Seedy toe in Horses (Equis) | Vetlexicon
equis - Client Factsheets

Seedy toe

ISSN 2398-2977

Seedy toe

As every horse owner knows, the horse's foot is a very complicated structure. It may not look it from the outside, but within the hoof wall are many elements and sensitive structures that form the foot. Seedy toe is another condition of the foot that can cause long-term problems if not treated promptly.

©Prof Derek Knottenbelt

What is seedy toe?

Seedy toe is separation of the dorsal hoof wall from the sole and sensitive laminae at the dorsal white line which results in a gap that becomes full of dirt, debris and bacteria which can cause infection.

What causes seedy toe?

There are a number of causes:
  • Laminitis: there is a tendency for the hoof wall to separate from the sole in severe, long-standing cases.
  • Nutritional deficiencies: methionine, biotin and essential oil deficiencies can lead to poor hoof quality.
  • Poor conformation: long toe/low heel conformation, a dorsopalmar (front to back) imbalance and 'club foot' all lead to excessive forces on the hoof wall.
  • Poor hoof care: fungal infections can lead to a weakened white line.
  • Poor environment: for example, drought or flood conditions, or wet-dry-wet-dry fluctuations.
All of these can lead to separation of the hoof wall which introduces bacteria and subsequent infection.

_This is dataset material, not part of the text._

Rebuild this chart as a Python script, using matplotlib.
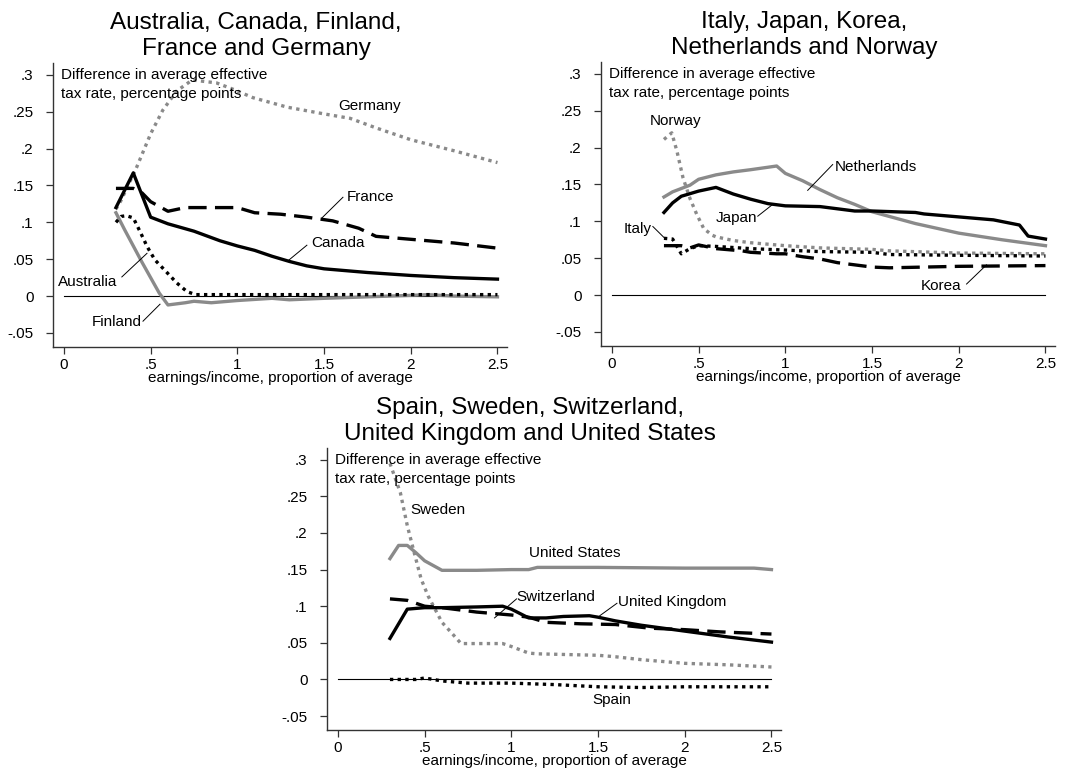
import matplotlib
matplotlib.use("Agg")
import matplotlib.pyplot as plt

plt.rcParams['font.family'] = ['Liberation Sans', 'DejaVu Sans']

GRAY = '#8a8a8a'

# ---------------- Panel 1 data ----------------
aus_x = [0.30, 0.33, 0.36, 0.40, 0.44, 0.48, 0.525, 0.59, 0.65, 0.71, 0.76, 1.0, 1.5, 2.0, 2.5]
aus_y = [0.100, 0.108, 0.109, 0.106, 0.087, 0.067, 0.049, 0.033, 0.018, 0.006, 0.002, 0.002, 0.002, 0.002, 0.002]
can_x = [0.30, 0.40, 0.50, 0.60, 0.75, 0.90, 1.00, 1.10, 1.20, 1.30, 1.40, 1.50, 1.75, 2.00, 2.25, 2.50]
can_y = [0.120, 0.167, 0.107, 0.098, 0.088, 0.075, 0.068, 0.062, 0.054, 0.047, 0.041, 0.037, 0.032, 0.028, 0.025, 0.023]
fin_x = [0.30, 0.35, 0.40, 0.45, 0.50, 0.55, 0.60, 0.70, 0.75, 0.85, 1.00, 1.20, 1.30, 1.50, 1.75, 2.00, 2.10, 2.25, 2.50]
fin_y = [0.113, 0.090, 0.068, 0.046, 0.025, 0.004, -0.012, -0.009, -0.007, -0.009, -0.006, -0.003, -0.005, -0.003, -0.001, 0.001, 0.002, 0.000, -0.001]
fra_x = [0.30, 0.40, 0.45, 0.50, 0.60, 0.70, 0.75, 1.00, 1.10, 1.25, 1.40, 1.55, 1.70, 1.80, 2.00, 2.25, 2.50]
fra_y = [0.146, 0.146, 0.140, 0.128, 0.115, 0.120, 0.120, 0.120, 0.113, 0.111, 0.107, 0.102, 0.092, 0.081, 0.077, 0.072, 0.065]
ger_x = [0.30, 0.33, 0.42, 0.50, 0.57, 0.65, 0.74, 0.88, 0.98, 1.09, 1.29, 1.50, 1.65, 1.80, 2.00, 2.25, 2.50]
ger_y = [0.118, 0.130, 0.175, 0.220, 0.252, 0.278, 0.293, 0.289, 0.280, 0.269, 0.256, 0.247, 0.241, 0.228, 0.212, 0.197, 0.181]

# ---------------- Panel 2 data ----------------
ita_x = [0.30, 0.35, 0.40, 0.45, 0.50, 0.60, 0.80, 1.00, 1.20, 1.50, 1.60, 2.00, 2.50]
ita_y = [0.077, 0.076, 0.056, 0.063, 0.067, 0.066, 0.063, 0.061, 0.059, 0.058, 0.055, 0.054, 0.053]
jap_x = [0.30, 0.35, 0.40, 0.50, 0.60, 0.70, 0.80, 0.90, 1.00, 1.20, 1.30, 1.40, 1.50, 1.75, 1.80, 2.00, 2.20, 2.35, 2.40, 2.50]
jap_y = [0.112, 0.125, 0.134, 0.141, 0.146, 0.137, 0.130, 0.124, 0.121, 0.120, 0.117, 0.114, 0.114, 0.112, 0.110, 0.106, 0.102, 0.095, 0.080, 0.076]
kor_x = [0.30, 0.40, 0.45, 0.50, 0.60, 0.75, 0.80, 0.95, 1.00, 1.10, 1.20, 1.30, 1.50, 1.60, 2.00, 2.50]
kor_y = [0.067, 0.067, 0.064, 0.068, 0.063, 0.060, 0.058, 0.056, 0.056, 0.052, 0.049, 0.044, 0.038, 0.037, 0.039, 0.040]
net_x = [0.30, 0.35, 0.45, 0.50, 0.60, 0.70, 0.80, 0.95, 1.00, 1.10, 1.20, 1.30, 1.40, 1.50, 1.75, 2.00, 2.25, 2.50]
net_y = [0.133, 0.140, 0.149, 0.157, 0.163, 0.167, 0.170, 0.175, 0.165, 0.155, 0.143, 0.132, 0.123, 0.113, 0.097, 0.084, 0.075, 0.067]
nor_x = [0.30, 0.345, 0.375, 0.41, 0.45, 0.49, 0.53, 0.58, 0.60, 0.70, 0.80, 1.00, 1.20, 1.50, 1.60, 2.00, 2.50]
nor_y = [0.211, 0.220, 0.195, 0.159, 0.131, 0.109, 0.090, 0.081, 0.079, 0.074, 0.071, 0.067, 0.064, 0.062, 0.060, 0.057, 0.056]

# ---------------- Panel 3 data ----------------
spa_x = [0.30, 0.40, 0.45, 0.50, 0.55, 0.60, 0.75, 1.00, 1.25, 1.50, 1.75, 2.00, 2.25, 2.50]
spa_y = [0.000, 0.000, 0.000, 0.002, 0.000, -0.002, -0.005, -0.005, -0.007, -0.010, -0.011, -0.010, -0.010, -0.010]
swe_x = [0.30, 0.36, 0.40, 0.44, 0.48, 0.52, 0.56, 0.60, 0.65, 0.71, 0.80, 0.95, 1.00, 1.10, 1.15, 1.50, 1.60, 1.75, 2.00, 2.25, 2.50]
swe_y = [0.295, 0.255, 0.210, 0.173, 0.137, 0.114, 0.096, 0.078, 0.065, 0.049, 0.049, 0.049, 0.045, 0.036, 0.035, 0.033, 0.031, 0.027, 0.022, 0.020, 0.017]
swi_x = [0.30, 0.40, 0.50, 0.60, 0.70, 0.80, 0.90, 1.00, 1.10, 1.20, 1.40, 1.60, 1.80, 2.00, 2.20, 2.50]
swi_y = [0.110, 0.108, 0.100, 0.098, 0.095, 0.092, 0.090, 0.088, 0.085, 0.078, 0.076, 0.075, 0.070, 0.068, 0.065, 0.062]
uk_x = [0.30, 0.40, 0.50, 0.60, 0.80, 0.95, 1.00, 1.10, 1.20, 1.30, 1.45, 1.50, 1.60, 1.75, 2.00, 2.25, 2.50]
uk_y = [0.056, 0.096, 0.098, 0.098, 0.099, 0.100, 0.096, 0.084, 0.084, 0.086, 0.087, 0.085, 0.080, 0.074, 0.066, 0.058, 0.051]
us_x = [0.30, 0.35, 0.40, 0.45, 0.50, 0.60, 0.80, 1.00, 1.10, 1.15, 1.50, 2.00, 2.40, 2.50]
us_y = [0.165, 0.183, 0.183, 0.173, 0.162, 0.149, 0.149, 0.150, 0.150, 0.153, 0.153, 0.152, 0.152, 0.150]

xticks = [0, 0.5, 1, 1.5, 2, 2.5]
xticklabels = ['0', '.5', '1', '1.5', '2', '2.5']
yticks = [-0.05, 0, 0.05, 0.1, 0.15, 0.2, 0.25, 0.3]
yticklabels = ['-.05', '0', '.05', '.1', '.15', '.2', '.25', '.3']

titles = ["Australia, Canada, Finland,\nFrance and Germany",
          "Italy, Japan, Korea,\nNetherlands and Norway",
          "Spain, Sweden, Switzerland,\nUnited Kingdom and United States"]

LW = 2.4
styles = {
    'solid_black': dict(color='black', lw=LW, linestyle='-'),
    'solid_gray': dict(color=GRAY, lw=LW, linestyle='-'),
    'dash_black': dict(color='black', lw=LW, linestyle=(0, (5.5, 2.5))),
    'dot_black': dict(color='black', lw=LW, linestyle=(0, (1.0, 1.3))),
    'dot_gray': dict(color=GRAY, lw=LW, linestyle=(0, (1.0, 1.3))),
}

FS = 11

fig = plt.figure(figsize=(10.66, 7.71), dpi=100)

W = 454 / 1066
H1 = (347 - 63) / 771
ax1 = fig.add_axes([53 / 1066, 1 - 347 / 771, W, H1])
ax2 = fig.add_axes([601 / 1066, 1 - 346 / 771, W, H1])
ax3 = fig.add_axes([327 / 1066, 1 - 730 / 771, W, (730 - 448) / 771])

def setup(ax, title):
    ax.set_xlim(-0.063, 2.555)
    ax.set_ylim(-0.069, 0.316)
    for s in ['top', 'right']:
        ax.spines[s].set_visible(False)
    for s in ['left', 'bottom']:
        ax.spines[s].set_linewidth(1.0)
        ax.spines[s].set_color('#333333')
    ax.set_xticks(xticks)
    ax.set_xticklabels(xticklabels)
    ax.set_yticks(yticks)
    ax.set_yticklabels(yticklabels)
    ax.tick_params(axis='both', direction='out', length=5, width=0.9,
                   labelsize=FS, color='#333333')
    ax.tick_params(axis='y', pad=9)
    ax.tick_params(axis='x', pad=3)
    ax.set_xlabel('earnings/income, proportion of average', fontsize=FS, labelpad=-1)
    ax.set_title(title, fontsize=17.5, pad=6, linespacing=1.2, x=0.447)
    ax.plot([0, 2.5], [0, 0], color='black', lw=0.8)
    ax.text(-0.017, 0.309, 'Difference in average effective\ntax rate, percentage points',
            ha='left', va='top', fontsize=FS, linespacing=1.45)

def label(ax, text, xy_text, xy_line=None, ha='center'):
    if xy_line is not None:
        ax.plot([xy_line[0][0], xy_line[1][0]], [xy_line[0][1], xy_line[1][1]],
                color='black', lw=0.7)
    ax.text(xy_text[0], xy_text[1], text, ha=ha, va='center', fontsize=FS)

# Panel 1
setup(ax1, titles[0])
ax1.plot(ger_x, ger_y, **styles['dot_gray'])
ax1.plot(fin_x, fin_y, **styles['solid_gray'])
ax1.plot(fra_x, fra_y, **styles['dash_black'])
ax1.plot(aus_x, aus_y, **styles['dot_black'])
ax1.plot(can_x, can_y, **styles['solid_black'])
label(ax1, 'Germany', (1.765, 0.258))
label(ax1, 'France', (1.765, 0.134), [(1.609, 0.134), (1.488, 0.106)])
label(ax1, 'Canada', (1.58, 0.072), [(1.401, 0.069), (1.298, 0.049)])
label(ax1, 'Australia', (0.138, 0.019), [(0.334, 0.026), (0.479, 0.058)])
label(ax1, 'Finland', (0.306, -0.035), [(0.456, -0.034), (0.554, -0.011)])

# Panel 2
setup(ax2, titles[1])
ax2.plot(nor_x, nor_y, **styles['dot_gray'])
ax2.plot(net_x, net_y, **styles['solid_gray'])
ax2.plot(kor_x, kor_y, **styles['dash_black'])
ax2.plot(ita_x, ita_y, **styles['dot_black'])
ax2.plot(jap_x, jap_y, **styles['solid_black'])
label(ax2, 'Norway', (0.369, 0.236))
label(ax2, 'Netherlands', (1.52, 0.174), [(1.273, 0.177), (1.129, 0.142)])
label(ax2, 'Japan', (0.72, 0.104), [(0.841, 0.107), (0.922, 0.122)])
label(ax2, 'Italy', (0.15, 0.090), [(0.236, 0.093), (0.305, 0.077)])
label(ax2, 'Korea', (1.90, 0.012), [(2.045, 0.015), (2.16, 0.041)])

# Panel 3
setup(ax3, titles[2])
ax3.plot(swe_x, swe_y, **styles['dot_gray'])
ax3.plot(us_x, us_y, **styles['solid_gray'])
ax3.plot(swi_x, swi_y, **styles['dash_black'])
ax3.plot(spa_x, spa_y, **styles['dot_black'])
ax3.plot(uk_x, uk_y, **styles['solid_black'])
label(ax3, 'Sweden', (0.579, 0.231))
label(ax3, 'United States', (1.366, 0.172))
label(ax3, 'Switzerland', (1.256, 0.113), [(1.03, 0.110), (0.903, 0.084)])
label(ax3, 'United Kingdom', (1.927, 0.106), [(1.609, 0.104), (1.51, 0.087)])
label(ax3, 'Spain', (1.58, -0.028))

fig.savefig('out.png', dpi=100)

How will my veterinarian diagnose seedy toe?

When your veterinarian examines your horse's foot, they will find a cavity between the hoof wall and internal sensitive laminae; this is found along the white line and is usually seen at the toe. The cavity will be filled with dead tissue and other debris. A horse suffering from seedy toe usually has poor hoof quality with crumbling horn. Lameness is usually only seen if there is active infection within the foot or if the horse is suffering from laminitis. In severe cases x-rays will be taken to determine the extent of the damage and to see if the pedal bone has rotated due to laminitis, or if there are any signs of inflammation of the pedal bone (pedal osteitis) due to infection.

Can seedy toe be treated?

Removal of all the infected and separated horn is essential to prevent further accumulation of dirt and debris within the cavity. This also prevents the growth of anaerobic bacteria (an organism that does not require oxygen to grow). The area should then be treated with a hoof disinfectant, for example iodine, until the area is clean and dry. If your horse isn't up to date with their tetanus vaccinations, your veterinarian will administer a tetanus antitoxin injection which will provide your horse with immediate protection against tetanus. Tetanus, caused by Clostridium tetani, is an environmental bacteria and is commonly found in soil, therefore foot injuries are at particular risk from the disease. Your horse should be kept stabled on clean, dry bedding until the defect has completely healed up. Once the defect has healed to a sufficient extent, your horse can be shod with a shoe adapted to support the foot until the hoof fully re-grows. In severe cases where extensive amounts of hoof wall have been removed, it may be necessary to use glue on shoes. A nutritional feed supplement containing zinc, biotin and methionine may be required if this is the main cause of the seedy toe.

How can I prevent my horse from developing seedy toe?

Regular and appropriate hoof care by a registered farrier or trimmer is essential to avoid the development of long toe/low heel conformation which can cause laminitis and as a consequence, seedy toe. Ensure you regularly check and clean your horse's feet and ensure they are kept in clean and dry stable conditions, and avoid wet-dry-wet-dry environment fluctuations. Regular exercise in another component of good hoof health, as this encourages hoof growth.